Indian Civil Service officer and diplomat (1860–1922)

Sir William Stevenson Meyer (13 February 1860 – 19 October 1922) was an Indian Civil Service officer. From 1920 until his death two years later, he served as the first High Commissioner for India.

==Biography==
Meyer was born to a Presbyterian minister, Theodore Jonah Meyer, and his wife Jane Ann. His younger sister was the mathematician Margaret Meyer. He attended University College School and University College London, before entering the Indian Civil Service in 1881. Meyer was assigned to the Madras Presidency as an assistant secretary, where he rose to become Chief Secretary of the Board of Revenue in 1890. In 1895, he entered the service of the Government of India as a deputy secretary in the Financial Department, and was appointed a Companion of the Order of the Indian Empire (CIE) on 9 November 1901. From 1902 to 1908, he was the editor of The Imperial Gazetteer of India along with Sir Herbert Hope Risley, Sir Richard Burn and James Sutherland Cotton.

He subsequently served on the Royal Commission of Decentralization from 1907 to 1909 and on the Nicholson Committee on the British Indian Army in 1912-13. He was knighted as a Knight Commander of the Order of the Indian Empire (KCIE) in the 1909 Birthday Honours list.
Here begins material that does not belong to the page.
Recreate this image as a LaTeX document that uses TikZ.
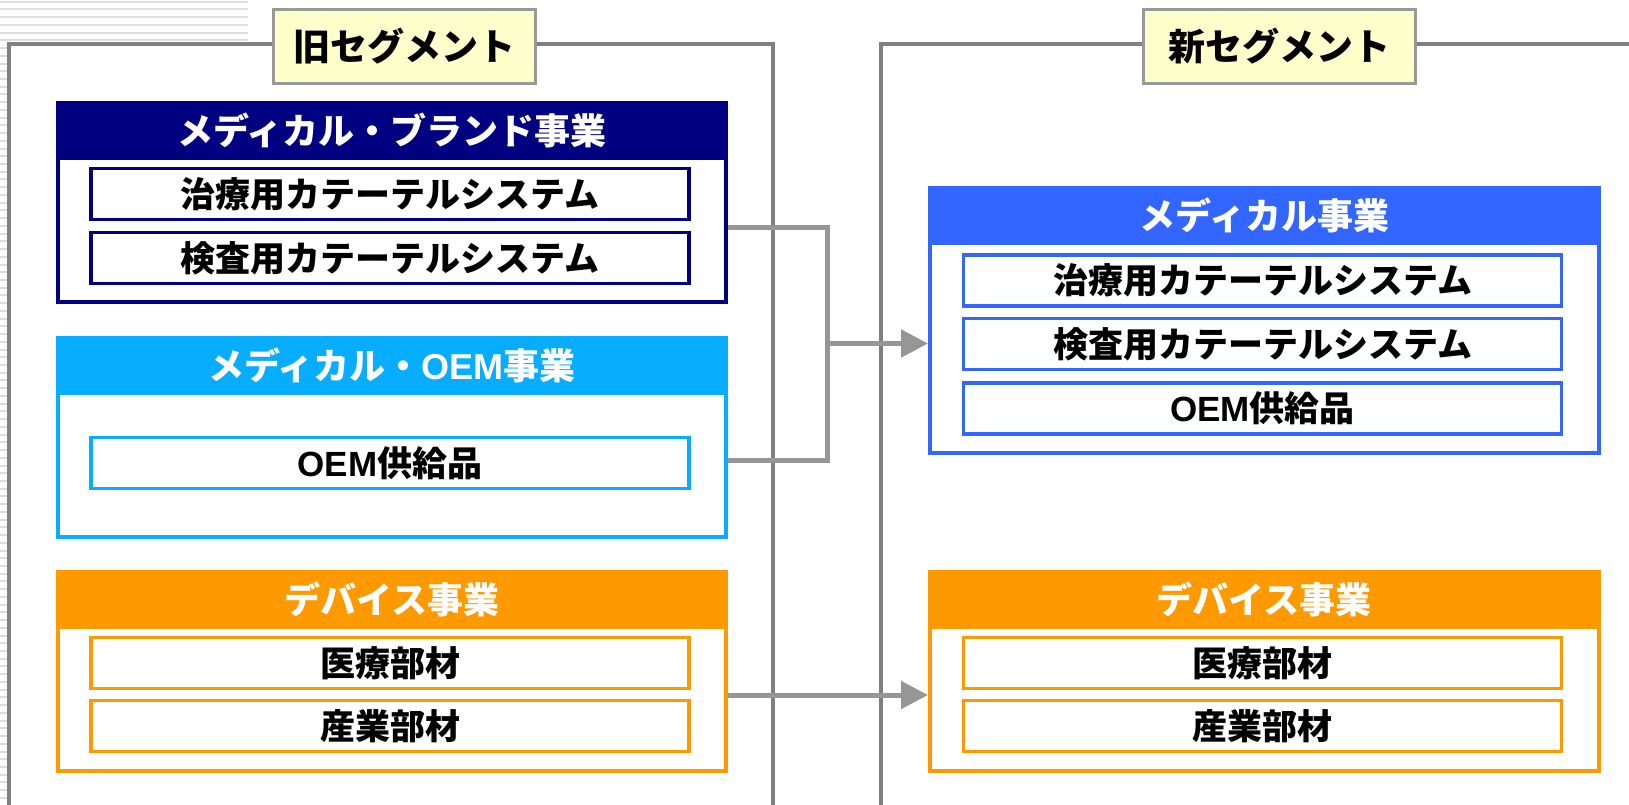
\documentclass[tikz,border=0pt]{standalone}
\usepackage{fontspec}
\setmainfont{Noto Sans CJK JP}
\newfontfamily\latin{Liberation Sans}
\usetikzlibrary{arrows.meta}
\definecolor{navy}{HTML}{000080}
\definecolor{sky}{HTML}{09ADFF}
\definecolor{royal}{HTML}{3366FF}
\definecolor{amber}{HTML}{FF9900}
\definecolor{framegray}{HTML}{808080}
\definecolor{conngray}{HTML}{969696}
\definecolor{stripegray}{HTML}{DDDDDD}
\definecolor{titlefill}{HTML}{FFFFCC}
\definecolor{titleedge}{HTML}{999999}
\tikzset{
  outerbox/.style={draw=#1, line width=3.5pt, anchor=north west, inner sep=0pt, minimum width=668pt},
  headbox/.style={fill=#1, draw=#1, line width=3.5pt, anchor=north west, inner sep=0pt, minimum width=668pt, minimum height=55pt, text=white, font=\bfseries\fontsize{36pt}{40pt}\selectfont},
  itembox/.style={draw=#1, line width=3.5pt, fill=white, inner sep=0pt, minimum width=598pt, minimum height=51pt, font=\bfseries\fontsize{35pt}{38pt}\selectfont},
  titlebox/.style={draw=titleedge, fill=titlefill, line width=3pt, inner sep=0pt, minimum height=74pt, font=\bfseries\fontsize{37pt}{40pt}\selectfont},
  frameline/.style={draw=framegray, line width=4pt},
  conn/.style={draw=conngray, line width=5pt},
  arrowconn/.style={conn, -{Triangle[length=27pt,width=27pt]}}
}
\begin{document}
\begin{tikzpicture}[x=1pt,y=-1pt]
\useasboundingbox (0,0) rectangle (1629,804);
% background stripes
\foreach \i in {0,...,5} \fill[stripegray] (0,{0.7+\i*7.73}) rectangle (248,{2.7+\i*7.73});
\foreach \i in {6,...,104} \fill[stripegray] (0,{0.7+\i*7.73}) rectangle (7,{2.7+\i*7.73});
\fill[white] (7,42) rectangle (771,804);
% frames
\draw[frameline] (9,806) -- (9,43.5) -- (773,43.5) -- (773,806);
\draw[frameline] (881,806) -- (881,43.5) -- (1631,43.5);
% titles
\node[titlebox, minimum width=262pt] (told) at (404,46) {旧セグメント};
\node[titlebox, minimum width=272pt] (tnew) at (1279,46) {新セグメント};
% left: medical brand
\node[outerbox=navy, minimum height=199pt] (A) at (56,101) {};
\node[headbox=navy] (Ah) at (56,101) {メディカル・ブランド事業};
\node[itembox=navy] (A1) at (390,194) {治療用カテーテルシステム};
\node[itembox=navy] (A2) at (390,258) {検査用カテーテルシステム};
% left: medical OEM
\node[outerbox=sky, minimum height=199pt] (B) at (56,336) {};
\node[headbox=sky] (Bh) at (56,336) {メディカル・{\latin OEM}事業};
\node[itembox=sky] (B1) at (390,463) {{\latin OEM}供給品};
% left: devices
\node[outerbox=amber, minimum height=199pt] (C) at (56,570) {};
\node[headbox=amber] (Ch) at (56,570) {デバイス事業};
\node[itembox=amber] (C1) at (390,663) {医療部材};
\node[itembox=amber] (C2) at (390,726) {産業部材};
% right: medical
\node[outerbox=royal, minimum width=669pt, minimum height=265pt] (D) at (928,186) {};
\node[headbox=royal, minimum width=669pt] (Dh) at (928,186) {メディカル事業};
\node[itembox=royal] (D1) at (1262.5,280.5) {治療用カテーテルシステム};
\node[itembox=royal] (D2) at (1262.5,344) {検査用カテーテルシステム};
\node[itembox=royal] (D3) at (1262.5,408.5) {{\latin OEM}供給品};
% right: devices
\node[outerbox=amber, minimum width=669pt, minimum height=199pt] (E) at (928,570) {};
\node[headbox=amber, minimum width=669pt] (Eh) at (928,570) {デバイス事業};
\node[itembox=amber] (E1) at (1262.5,663) {医療部材};
\node[itembox=amber] (E2) at (1262.5,726) {産業部材};
% connectors
\coordinate (ya) at (0,227);
\coordinate (yb) at (0,460);
\coordinate (yc) at (0,695);
\coordinate (m) at (827,343.5);
\draw[conn] (A.east |- ya) -| (m) |- (B.east |- yb);
\draw[arrowconn] (m) -- (D.west |- m);
\draw[arrowconn] (C.east |- yc) -- (E.west |- yc);
\end{tikzpicture}
\end{document}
From 1914, Meyer served as Finance Member of the Government of India, incurring some criticism concerning its perceived lack of enthusiasm for the Mesopotamian Campaign (1914-18) conducted by the Military Department of India. However, he was cleared of all blame by a parliamentary committee, which showed he had always released funds to the Indian military upon request. He was appointed a Knight Commander of the Order of the Star of India (KCSI) in the 1915 Birthday Honours list. Appointed President of the Central Recruiting Board in 1917, he succeeded in attracting large numbers of recruits. He retired the following year. For his long service in India, he was appointed a Knight Grand Commander of the Order of the Indian Empire (GCIE) on 27 September 1918.

Sir William was appointed the first High Commissioner for India on 19 September 1920, with J. W. Bhore as his secretary. However, Meyer did not last long in his new post; on 19 October 1922, while walking on the street in Westminster, he collapsed and died of a sudden heart attack, aged 62. His secretary Bhore served as acting High Commissioner until April 1923, when Dadiba Merwanji Dalal was appointed.